Doğduğumuzda ailemizi seçme imkânımız olmuyor. Ama ailemiz ne iş yapacağımız konusunda fazlaca fikir beyan edebiliyor.

"Evladım, önce üniversiteyi kazan", sonra "önce okulunu bitir"ler, "uzman olmayacak mısın, uzmanlık da yap" ile devam etti. Aralara, "Aman, bunlar bitmeden siyasete girme" tavsiyeleriyle. Tıp ya da doktorluk, uzmanlıktan mı ibaret?

Aynı soruyu beni yeni tanıyan meslektaşlarım da soruyor.

Tüm mesleki sorunlar uzmanlıkla çözülüyor mu? Uzman hekim meslektaşlarım da hayatlarından ya da mesleki yaşamlarından mutlu oluyorlar mı?

Tabii zamanla bu ısrarlar para etmeyince, daha doğrusu karşılık bulmayınca, sonu gelmiş oluyor.

Evleniyorsun, devletin sanki başka işi gücü yokmuş gibi burnunu sokuyor birbirini seven iki kişinin arasına.

Yoksa niye sorsunlar "kabul ediyor musun" diye?

Devlet yetmez, aileler de karışır neyle, kimle, nasıl hayatının beraberliğini yapacağına bu ülkede.

Meslekte en çok duyduklarım meslektaşlarımdan, "Niye aile hekimliğine geçmedin?" şeklinde.
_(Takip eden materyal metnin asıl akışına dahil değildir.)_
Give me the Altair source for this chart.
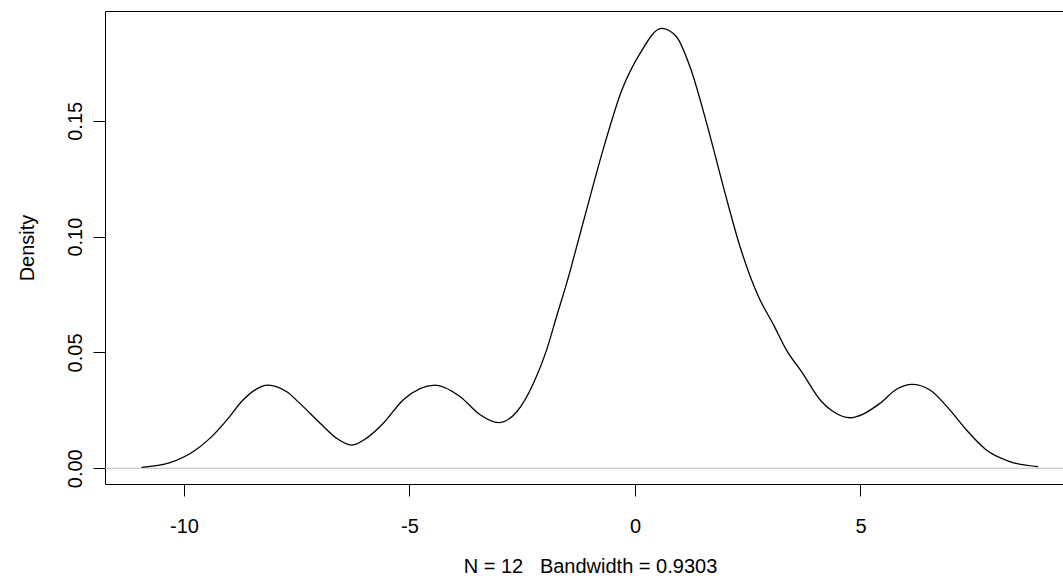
import altair as alt
import pandas as pd

# Density curve
x_vals = [-10.94, -10.31, -9.79, -9.42, -9.05, -8.69, -8.13, -7.72, -7.43, -6.98,
          -6.62, -6.28, -5.95, -5.58, -5.14, -4.43, -3.88, -3.44, -3.03, -2.62,
          -2.25, -1.96, -1.74, -1.52, -1.15, -0.70, -0.29, 0.11, 0.59, 0.92,
          1.22, 1.59, 1.96, 2.33, 2.74, 3.07, 3.36, 3.70, 4.14, 4.40,
          4.77, 5.06, 5.43, 5.80, 6.14, 6.54, 6.98, 7.35, 7.79, 8.31, 8.94]
dens_vals = [0.0004, 0.0024, 0.0072, 0.0130, 0.0208, 0.0295, 0.0359, 0.0330, 0.0280, 0.0194,
             0.0130, 0.0100, 0.0130, 0.0194, 0.0295, 0.0359, 0.0310, 0.0232, 0.0197, 0.0244,
             0.0367, 0.0510, 0.0654, 0.0795, 0.1060, 0.1380, 0.1633, 0.1790, 0.1899, 0.1863,
             0.1733, 0.1489, 0.1215, 0.0956, 0.0740, 0.0620, 0.0510, 0.0415, 0.0287, 0.0244,
             0.0218, 0.0234, 0.0280, 0.0341, 0.0362, 0.0338, 0.0252, 0.0165, 0.0079, 0.0029, 0.0007]

x_ticks = [-10, -5, 0, 5]
y_ticks = [0.0, 0.05, 0.10, 0.15]
zero_level = [0.0]
x_title = "N = 12\u00a0\u00a0 Bandwidth = 0.9303"
y_title = "Density"

curve = pd.DataFrame({"x": x_vals, "density": dens_vals})
zero = pd.DataFrame({"y": zero_level})

FONT = "Liberation Sans"
FS = 20

xscale = alt.Scale(domain=[-11.75, 9.49], nice=False, zero=False)
yscale = alt.Scale(domain=[-0.0068, 0.1974], nice=False, zero=False)

x_axis = alt.Axis(
    values=x_ticks, title=x_title, grid=False, domain=False,
    labelExpr="'' + datum.value",
    tickSize=12, tickColor="black", tickWidth=1,
    labelFont=FONT, labelFontSize=FS, labelColor="black",
    labelPadding=36, labelBaseline="alphabetic", labelFlush=False,
    titleFont=FONT, titleFontSize=FS, titleFontWeight="normal", titleColor="black",
    titleX=485, titleY=88, titleAlign="center", titleBaseline="alphabetic",
)
y_axis = alt.Axis(
    values=y_ticks, format=".2f", title=y_title, grid=False, domain=False,
    tickSize=12, tickColor="black", tickWidth=1,
    labelFont=FONT, labelFontSize=FS, labelColor="black",
    labelAngle=270, labelAlign="center", labelBaseline="alphabetic",
    labelPadding=12, labelFlush=False,
    titleFont=FONT, titleFontSize=FS, titleFontWeight="normal", titleColor="black",
    titleAngle=270, titleX=-72, titleY=236.5, titleAlign="center", titleBaseline="alphabetic",
)

zero_rule = alt.Chart(zero).mark_rule(color="#bebebe", strokeWidth=1).encode(
    y=alt.Y("y:Q", scale=yscale, axis=y_axis)
)

line = alt.Chart(curve).mark_line(color="black", strokeWidth=1.3, interpolate="monotone").encode(
    x=alt.X("x:Q", scale=xscale, axis=x_axis),
    y=alt.Y("density:Q", scale=yscale, axis=y_axis),
)

chart = alt.layer(zero_rule, line).properties(
    width=958, height=473,
    autosize=alt.AutoSizeParams(type="none"),
    padding={"left": 105, "top": 11, "right": 0, "bottom": 97},
    background="white",
).configure_view(stroke="black", strokeWidth=1)

chart.save("out.html", embed_options={"renderer": "svg", "actions": False})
A'dan Z'ye karşı olduğum bir sistemin niye bir uygulayıcısı olayım ki?

Aile hekimliği sistemi tel tek dökülürken, izbe döküntü binalarda hizmet verir iken, meslektaşlarımın nerdeyse tek haberlere konu olan mevzusu sözleşmelerinin yenilenmemesi, iş güvencesiz çalışmaları vs. vs. var iken tüm bunları sorgulamadan sorar: "Abi, abla, senin hizmet puanın da yüksektir, neden bu sistemin içinde erimiyorsun?"

Yine meslek içi tartışma, neden sözleşmeye geçmediğimle ilgili. Çalışma şartlarını sorgulamayan, bunları değiştirme zahmeti göstermeyenler karışıyor en çok. İş güvencesiz (o da ne ise, ne ifade ediyorsa boyun eğen kamu emekçisi için?) çalışacak olsam, aile hekimi olurdum. Üç kuruş para için kabullenilir mi kölelik, iş güvencesizlik? Artık onun da sonu geldi, sözleşmelilik imkânı da ortadan kalktı ve bu tartışma da bitti.

Ama bu kadar her şeye karışanlar neden azıcık da olsa memleket idaresine karışmazlar, neden kendilerini bundan azade ederler? Ben de bunu sormak istiyorum.